Environmental groups are planning a demonstration this coming weekend at Neptune Park to highlight opposition to offshore drilling in Hampton Roads.
Hands Across the Sand is an annual event held on beaches across the world to highlight the dangers of offshore drilling and to show solidarity among coastal communities.
Hands Across the Sand started as a small event in Florida but grew in scale after the BP Deep Water Horizon disaster. Last month was the 5th anniversary of the BP Deep Water Horizon oil spill that happened in the Gulf of Mexico. As you probably know, the explosion of the drilling rig killed 11 people and the oil gushed from the sea floor for 87 days.
Estimates are that over 200 million gallons of oil was released into the Gulf of Mexico, thousands of marine animals were killed and billions of dollars in economic activity were lost. People on the Gulf Coast are still dealing with the aftermath of the spill. We now know that much of that oil is still there. Here we are 5 years later and it still washes up on shore from time to time.
This year is also the anniversary of another gigantic offshore oil disaster, the destruction of Taylor Energy’s Mississippi Canyon 20-A drilling platform. Never heard of this one? Neither had I until last month when it got some brief media coverage. This is a situation similar to the BP Deep Water “spill” in that it isn’t really a spill but is actually an oil well that the industry is unable to plug. The Taylor Energy well has been leaking for 11 years…yes this oil well has been leaking in the Gulf of Mexico for over a decade.
These are just a couple of examples of what can happen when Big Oil comes to town. The Louisiana coast and much of the Gulf Coast has been polluted and poisoned by industry for decades. In Louisiana, where Big Oil is king, there are 1,000s of spills reported each year, and many more that go unreported. You can’t have offshore drilling without the onshore infrastructure needed to process the oil, and that means oil refineries, oil pipelines, oil trains, and storage/export facilities. This infrastructure would drastically change the face of our coastline and make offshore drilling an even more risky move for the Commonwealth. Not to mention that burning more oil contributes to climate change which is fueling sea level rise here in Hampton Roads at an accelerated rate. We’ve got to keep the fossil fuels in the ground.
Despite the known risks of oil spills, especially in offshore drilling operations, the federal government through the Bureau of Ocean Energy Management (BOEM) has proposed a new plan to allow offshore drilling off the Atlantic Coast. The plan includes federal waters from Virginia South and puts thousands of miles of coastline at risk.
Communities up and down the Atlantic Coast have come out against offshore drilling, from Charleston, South Carolina to Savannah, Georgia citing the risk of spills to their economies and Virginia Beach seems poised to join them. The city’s Resort Advisory Commission, Hotel Association, and Restaurant Association have all spoken out in opposition to offshore drilling, putting pressure on city council and the mayor to follow suit.
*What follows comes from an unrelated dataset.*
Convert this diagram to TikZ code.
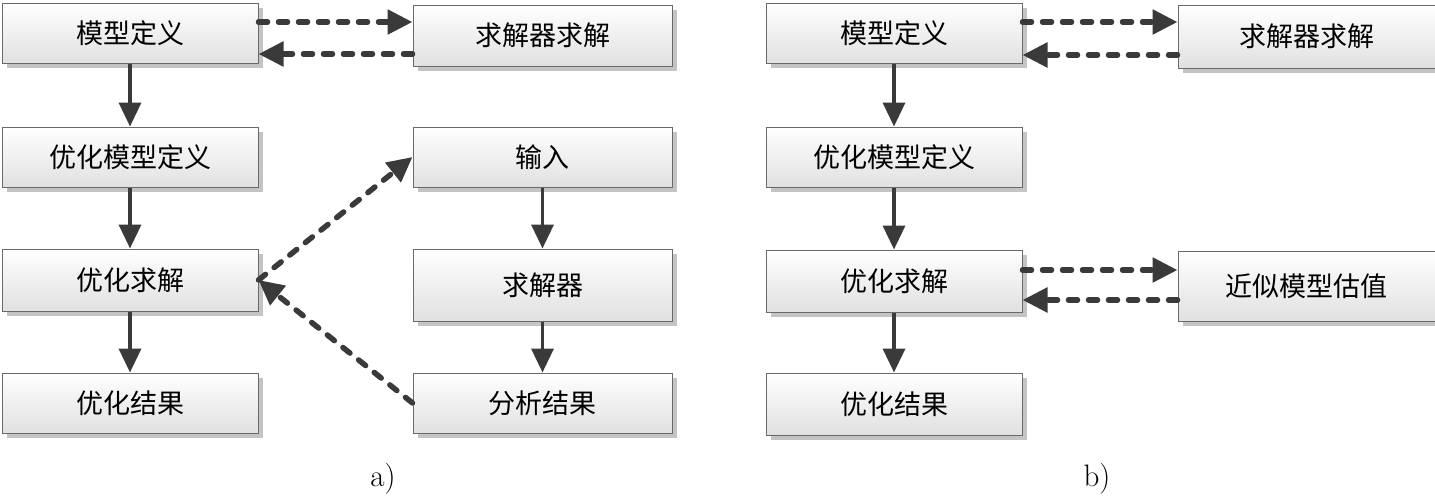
\documentclass[tikz,border=0pt]{standalone}
\usepackage{fontspec}
\newfontfamily\cjk{Noto Sans CJK SC}
\usetikzlibrary{arrows.meta,shadows}
\definecolor{arr}{HTML}{3A3A3A}
\definecolor{bord}{HTML}{6A6A6A}
\definecolor{shad}{HTML}{C4C4C4}
\tikzset{
  box/.style={draw=bord, line width=1pt, top color=white, bottom color=black!12,
    inner sep=0pt, font=\cjk\fontsize{27}{30}\selectfont,
    general shadow={shadow xshift=5pt, shadow yshift=-5pt, fill=shad}},
  flow/.style={draw=arr, line width=3.6pt, -{Triangle[length=24pt,width=22pt]}},
  dflow/.style={draw=arr, line width=5.5pt, dash pattern=on 9pt off 11pt, line cap=round,
    -{Triangle[length=25pt,width=24pt]}},
  lab/.style={font=\fontsize{31}{34}\selectfont}
}
\begin{document}
\begin{tikzpicture}[x=1pt,y=-1pt]
\useasboundingbox (0,0) rectangle (1435,496);
% panel a
\node[box, minimum width=256pt, minimum height=60pt] (a1) at (130,33) {模型定义};
\node[box, minimum width=256pt, minimum height=60pt] (a2) at (130,157) {优化模型定义};
\node[box, minimum width=256pt, minimum height=62pt] (a3) at (130,280) {优化求解};
\node[box, minimum width=256pt, minimum height=60pt] (a4) at (130,403) {优化结果};
\node[box, minimum width=259pt, minimum height=61pt] (ar1) at (542.5,35.5) {求解器求解};
\node[box, minimum width=259pt, minimum height=60pt] (ar2) at (542.5,157) {输入};
\node[box, minimum width=259pt, minimum height=72pt] (ar3) at (542.5,285) {求解器};
\node[box, minimum width=259pt, minimum height=60pt] (ar4) at (542.5,403) {分析结果};
% panel b
\node[box, minimum width=256pt, minimum height=60pt] (b1) at (894,33) {模型定义};
\node[box, minimum width=256pt, minimum height=60pt] (b2) at (894,157) {优化模型定义};
\node[box, minimum width=256pt, minimum height=62pt] (b3) at (894,281) {优化求解};
\node[box, minimum width=256pt, minimum height=62pt] (b4) at (894,404) {优化结果};
\node[box, minimum width=257pt, minimum height=63pt] (br1) at (1306.5,36.5) {求解器求解};
\node[box, minimum width=257pt, minimum height=70pt] (br2) at (1306.5,286) {近似模型估值};
% labels
\node[lab] (la) at (383,479) {a)};
\node[lab] (lb) at (1097,479) {b)};
% solid arrows a
\draw[flow] (a1.south) -- (a2.north);
\draw[flow] (a2.south) -- (a3.north);
\draw[flow] (a3.south) -- (a4.north);
\draw[flow] (ar2.south) -- (ar3.north);
\draw[flow] (ar3.south) -- (ar4.north);
% solid arrows b
\draw[flow] (b1.south) -- (b2.north);
\draw[flow] (b2.south) -- (b3.north);
\draw[flow] (b3.south) -- (b4.north);
% dashed a
\coordinate (a1u) at ([yshift=11pt]a1.east);
\coordinate (a1d) at ([yshift=-21pt]a1.east);
\draw[dflow] (a1u) -- (a1u -| ar1.west);
\draw[dflow] (a1d -| ar1.west) -- (a1d);
\draw[dflow] (a3.east) -- (ar2.west);
\draw[dflow] (ar4.west) -- (a3.east);
% dashed b
\coordinate (b1u) at ([yshift=11pt]b1.east);
\coordinate (b1d) at ([yshift=-22pt]b1.east);
\draw[dflow] (b1u) -- (b1u -| br1.west);
\draw[dflow] (b1d -| br1.west) -- (b1d);
\coordinate (b3u) at ([yshift=11pt]b3.east);
\coordinate (b3d) at ([yshift=-19pt]b3.east);
\draw[dflow] (b3u) -- (b3u -| br2.west);
\draw[dflow] (b3d -| br2.west) -- (b3d);
\end{tikzpicture}
\end{document}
This year’s event will be in Virginia Beach near Neptune’s Park where 31st Street meets the beach. The event will start at 11:30 a.m. with a mock oil spill and opportunities to speak with organizers from multiple environmental organizations working on the issue. At noon there will be some brief remarks from event organizers and representatives of environmental groups and then around 12:15 the human line in the sand will begin to take shape. The event in Virginia Beach will be held simultaneously along with dozens of others across the world. So come out to the beach for an hour on a beautiful Saturday to show your opposition to drilling.